↓↓↓

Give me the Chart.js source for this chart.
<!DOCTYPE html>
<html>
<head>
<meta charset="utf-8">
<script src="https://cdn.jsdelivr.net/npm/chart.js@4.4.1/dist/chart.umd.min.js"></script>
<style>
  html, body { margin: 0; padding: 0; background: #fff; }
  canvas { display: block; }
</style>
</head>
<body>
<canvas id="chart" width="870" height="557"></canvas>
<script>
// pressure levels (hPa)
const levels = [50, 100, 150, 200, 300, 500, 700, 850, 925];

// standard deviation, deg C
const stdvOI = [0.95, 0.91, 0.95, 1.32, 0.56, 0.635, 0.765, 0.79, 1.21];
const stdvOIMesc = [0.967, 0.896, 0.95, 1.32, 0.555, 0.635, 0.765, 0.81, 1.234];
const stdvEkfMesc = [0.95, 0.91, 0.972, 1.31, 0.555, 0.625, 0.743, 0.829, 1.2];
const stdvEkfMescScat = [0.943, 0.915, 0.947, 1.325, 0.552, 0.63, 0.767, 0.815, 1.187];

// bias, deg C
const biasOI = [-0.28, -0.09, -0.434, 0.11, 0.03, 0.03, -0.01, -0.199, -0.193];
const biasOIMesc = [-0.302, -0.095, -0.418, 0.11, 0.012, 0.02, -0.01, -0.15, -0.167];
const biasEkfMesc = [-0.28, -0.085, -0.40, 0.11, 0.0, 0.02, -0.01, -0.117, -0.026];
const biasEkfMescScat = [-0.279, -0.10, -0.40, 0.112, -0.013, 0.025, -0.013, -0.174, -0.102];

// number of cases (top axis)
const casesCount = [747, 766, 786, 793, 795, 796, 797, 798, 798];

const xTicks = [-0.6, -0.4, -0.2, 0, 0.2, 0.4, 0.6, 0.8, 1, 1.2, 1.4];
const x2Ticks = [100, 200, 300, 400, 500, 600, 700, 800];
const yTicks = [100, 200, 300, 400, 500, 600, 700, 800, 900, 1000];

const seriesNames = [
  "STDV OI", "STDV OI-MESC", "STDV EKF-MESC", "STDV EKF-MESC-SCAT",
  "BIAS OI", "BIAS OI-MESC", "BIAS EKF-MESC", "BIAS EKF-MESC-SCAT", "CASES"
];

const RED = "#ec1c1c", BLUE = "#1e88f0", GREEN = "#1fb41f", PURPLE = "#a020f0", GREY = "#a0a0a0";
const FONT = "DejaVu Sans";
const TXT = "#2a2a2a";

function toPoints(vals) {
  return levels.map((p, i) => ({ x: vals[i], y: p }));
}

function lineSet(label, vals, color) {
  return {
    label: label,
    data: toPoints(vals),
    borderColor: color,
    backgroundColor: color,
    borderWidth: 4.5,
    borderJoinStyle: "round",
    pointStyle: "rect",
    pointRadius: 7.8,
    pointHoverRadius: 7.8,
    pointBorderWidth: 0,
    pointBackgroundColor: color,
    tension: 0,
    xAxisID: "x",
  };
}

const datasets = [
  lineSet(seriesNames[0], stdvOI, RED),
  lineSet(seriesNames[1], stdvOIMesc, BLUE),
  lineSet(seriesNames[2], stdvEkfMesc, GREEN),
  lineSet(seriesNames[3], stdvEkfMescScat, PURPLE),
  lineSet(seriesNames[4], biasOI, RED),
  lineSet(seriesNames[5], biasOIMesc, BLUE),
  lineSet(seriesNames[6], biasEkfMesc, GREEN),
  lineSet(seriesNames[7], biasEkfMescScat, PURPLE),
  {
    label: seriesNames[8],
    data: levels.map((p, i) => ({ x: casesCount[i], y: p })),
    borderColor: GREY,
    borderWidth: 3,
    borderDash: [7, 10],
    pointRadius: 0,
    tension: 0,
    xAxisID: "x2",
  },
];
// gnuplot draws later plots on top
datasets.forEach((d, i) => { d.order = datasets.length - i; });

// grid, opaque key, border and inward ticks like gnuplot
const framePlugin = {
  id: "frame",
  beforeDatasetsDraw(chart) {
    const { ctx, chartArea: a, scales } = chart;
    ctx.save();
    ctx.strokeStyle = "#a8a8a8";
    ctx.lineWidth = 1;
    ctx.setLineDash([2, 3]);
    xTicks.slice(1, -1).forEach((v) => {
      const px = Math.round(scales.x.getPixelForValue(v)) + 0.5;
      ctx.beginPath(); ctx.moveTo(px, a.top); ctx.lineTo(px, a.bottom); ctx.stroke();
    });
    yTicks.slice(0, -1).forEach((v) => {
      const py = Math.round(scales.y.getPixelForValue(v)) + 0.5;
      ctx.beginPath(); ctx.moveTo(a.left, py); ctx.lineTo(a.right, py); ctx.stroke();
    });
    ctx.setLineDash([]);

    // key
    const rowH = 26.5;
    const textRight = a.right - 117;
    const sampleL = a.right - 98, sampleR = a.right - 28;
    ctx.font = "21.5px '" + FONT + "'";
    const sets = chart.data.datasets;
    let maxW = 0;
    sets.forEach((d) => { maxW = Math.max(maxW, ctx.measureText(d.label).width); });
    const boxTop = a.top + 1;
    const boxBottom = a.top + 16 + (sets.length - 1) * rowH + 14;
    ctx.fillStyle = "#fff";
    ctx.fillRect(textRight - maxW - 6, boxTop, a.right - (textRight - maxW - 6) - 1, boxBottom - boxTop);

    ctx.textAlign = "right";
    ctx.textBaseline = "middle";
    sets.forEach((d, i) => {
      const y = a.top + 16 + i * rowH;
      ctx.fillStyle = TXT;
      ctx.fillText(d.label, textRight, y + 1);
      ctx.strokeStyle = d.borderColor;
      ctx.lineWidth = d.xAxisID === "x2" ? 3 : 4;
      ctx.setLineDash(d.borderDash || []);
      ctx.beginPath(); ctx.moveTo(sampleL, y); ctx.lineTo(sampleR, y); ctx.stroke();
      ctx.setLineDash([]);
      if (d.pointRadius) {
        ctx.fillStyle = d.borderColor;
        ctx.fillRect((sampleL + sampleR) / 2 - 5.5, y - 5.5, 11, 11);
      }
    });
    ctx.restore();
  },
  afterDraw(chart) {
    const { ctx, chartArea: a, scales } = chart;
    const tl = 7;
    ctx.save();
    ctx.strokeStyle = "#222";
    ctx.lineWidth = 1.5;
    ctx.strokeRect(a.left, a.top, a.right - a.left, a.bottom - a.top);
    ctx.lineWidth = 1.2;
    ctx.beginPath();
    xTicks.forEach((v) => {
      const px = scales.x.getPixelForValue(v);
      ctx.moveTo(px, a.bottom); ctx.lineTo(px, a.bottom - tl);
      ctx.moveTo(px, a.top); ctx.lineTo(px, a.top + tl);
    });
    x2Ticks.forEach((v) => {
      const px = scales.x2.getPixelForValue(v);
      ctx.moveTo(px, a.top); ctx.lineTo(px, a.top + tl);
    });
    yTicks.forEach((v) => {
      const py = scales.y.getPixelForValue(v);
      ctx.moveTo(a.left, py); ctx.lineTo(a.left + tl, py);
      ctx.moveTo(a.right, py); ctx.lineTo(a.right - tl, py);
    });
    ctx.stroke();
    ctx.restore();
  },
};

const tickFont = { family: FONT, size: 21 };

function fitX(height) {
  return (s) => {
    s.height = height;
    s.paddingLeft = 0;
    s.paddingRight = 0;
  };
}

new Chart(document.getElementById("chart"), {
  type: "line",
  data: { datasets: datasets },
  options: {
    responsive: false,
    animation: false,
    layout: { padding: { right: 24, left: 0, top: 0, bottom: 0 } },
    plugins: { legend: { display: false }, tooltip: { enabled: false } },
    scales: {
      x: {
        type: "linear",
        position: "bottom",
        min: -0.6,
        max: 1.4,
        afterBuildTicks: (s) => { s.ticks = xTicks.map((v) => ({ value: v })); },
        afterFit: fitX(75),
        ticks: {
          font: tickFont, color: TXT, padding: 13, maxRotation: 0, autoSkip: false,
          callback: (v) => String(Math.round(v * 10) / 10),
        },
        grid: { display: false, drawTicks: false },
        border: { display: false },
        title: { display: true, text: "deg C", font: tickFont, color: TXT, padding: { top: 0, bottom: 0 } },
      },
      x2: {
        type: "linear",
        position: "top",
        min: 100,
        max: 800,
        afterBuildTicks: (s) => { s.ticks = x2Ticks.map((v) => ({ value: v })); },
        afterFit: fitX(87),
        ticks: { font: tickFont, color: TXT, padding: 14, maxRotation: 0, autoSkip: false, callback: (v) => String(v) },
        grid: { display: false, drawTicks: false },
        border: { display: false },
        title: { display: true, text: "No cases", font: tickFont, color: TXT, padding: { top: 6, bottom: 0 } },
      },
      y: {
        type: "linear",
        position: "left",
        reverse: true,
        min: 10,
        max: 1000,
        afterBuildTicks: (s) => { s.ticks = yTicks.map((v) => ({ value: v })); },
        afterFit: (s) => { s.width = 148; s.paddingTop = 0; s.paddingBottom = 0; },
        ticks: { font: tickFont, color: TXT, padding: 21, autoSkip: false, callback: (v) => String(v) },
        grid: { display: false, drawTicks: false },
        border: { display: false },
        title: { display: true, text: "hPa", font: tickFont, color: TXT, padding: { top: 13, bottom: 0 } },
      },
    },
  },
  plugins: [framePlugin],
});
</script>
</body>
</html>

↑↑↑

:: The request ::
Copy out only the lines running from the beginning of the data to the line with "700, 850, 925];", both ends included.

:: Expected answer ::
Give me the Chart.js source for this chart.
<!DOCTYPE html>
<html>
<head>
<meta charset="utf-8">
<script src="https://cdn.jsdelivr.net/npm/chart.js@4.4.1/dist/chart.umd.min.js"></script>
<style>
  html, body { margin: 0; padding: 0; background: #fff; }
  canvas { display: block; }
</style>
</head>
<body>
<canvas id="chart" width="870" height="557"></canvas>
<script>
// pressure levels (hPa)
const levels = [50, 100, 150, 200, 300, 500, 700, 850, 925];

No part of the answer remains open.